10 thoughts on “An Inequality Involving a Product of Mutual Informations

  1. I have recently generalized this beautiful inequality to the following case: $Y$ is uniform Bernoulli random variable and the channel from $Y$ to $X$ is binary-input symmetric output (BISO).

    This generalized inequality has a nice interpretation in the context of privacy. See https://arxiv.org/pdf/1511.02381.pdf or message me for the proof.

  2. ignoramus et ignorabimus: scalar codomain see inductive ensembles showing derivative continuity X Y Z = Variables ; I = Z;(Z=Ix2) IZ=? is arbitrary XY(P)PDQ

  3. Thanks Jingbo,

    If this fails for non-uniform Y, how can it hold for non-uniform X? (can we have non-uniform X and uniform Y at the same time?)
    I am trying to get a similar inequality for non-uniform non-binary input, but so far not a success!

    • Hi Shahab,
      Thanks for your interest. Regarding to my previous comment, I should just say ‘keep P_{X|Y} to be symmetric’ and ‘keep P_{Y|X} to be symmetric’ in the two cases. In both cases, both X and Y are non-uniform.

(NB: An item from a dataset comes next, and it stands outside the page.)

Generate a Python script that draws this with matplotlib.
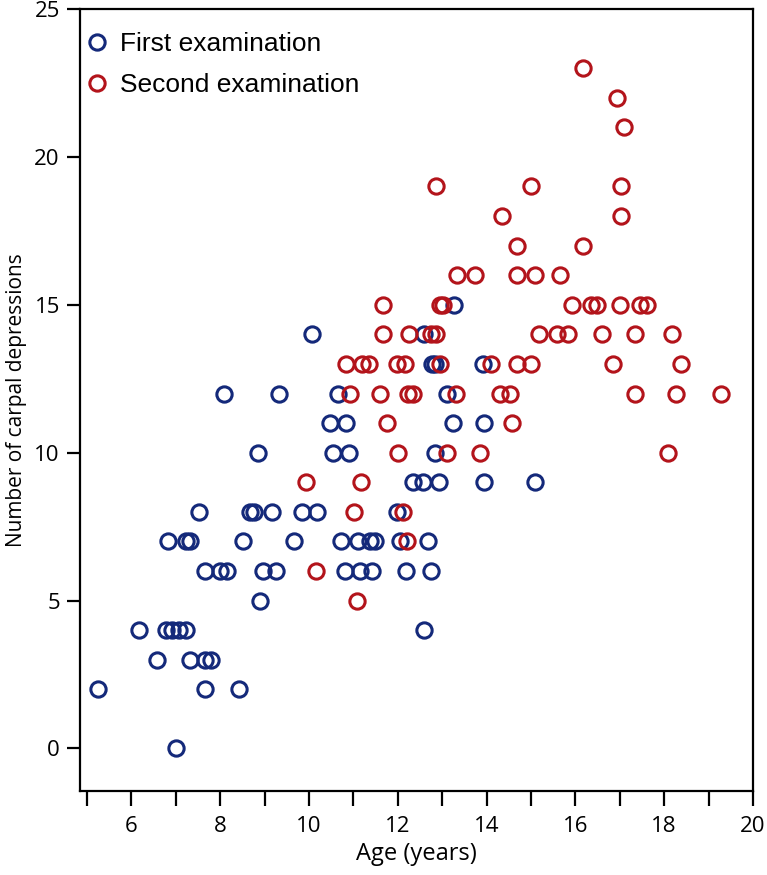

      Here is a recent paper by Venkat, Amin, Sudeep, and Chandra dealing with a related problem: http://arxiv.org/pdf/1304.6133v1.pdf. In this paper (3) is shown to be an upper bound of the ratio of mutual informations. I believe a lower bound can also be obtained by just replacing ‘sup’ in (3) with ‘inf’, and the resulting lower bound will be tight, using similar arguments. In other words, finding the range of the ratio of mutual informations is an equivalent problem to finding the range of the ratio of divergences in (3). In the uniform case our inequality can be proved this way, as shown in Sudeep’s comment. I think results in this paper will be very helpful for your generalizations.

  4. Recently, I came across an inequality involving products of entropies that I thought I would mention given the topic of this post. As in the original post, let X be a uniform binary random variable, and let Y be the result of passing X through a binary symmetric channel with crossover probability \alpha. Now, let (X^n,Y^n) be n i.i.d. copies of (X,Y). Define the function b_k(x^n) \mapsto \{0,1\} as follows: b_k(x^n) = 1 if the integer representation of the binary n-tuple x^n is less than k, and let b_k(x^n) =0 otherwise.

    In a recent paper (http://arxiv.org/abs/1302.2512) with Gowtham Kumar, we have conjectured that

    H(b_k(X^n)|Y^n) \geq h_2(\alpha)h_2(k/2^n),

    where h_2(p) denotes the binary entropy of p. Note that the inequality depends only on the ratio k/2^n, rather than the pair (k,n). In the paper, we have an algorithm capable of verifying the conjectured inequality — and hence permits a computer-aided proof of the desired inequality — for any given ratio k/2^n \in [0,1]. (The algorithm requires a sequence of steps which, while simple, are too tedious to do by hand.) It appears very challenging to find a “closed form” proof since the quantity H(b_k(X^n)|Y^n) as a function of k/2^n is pathological in nature.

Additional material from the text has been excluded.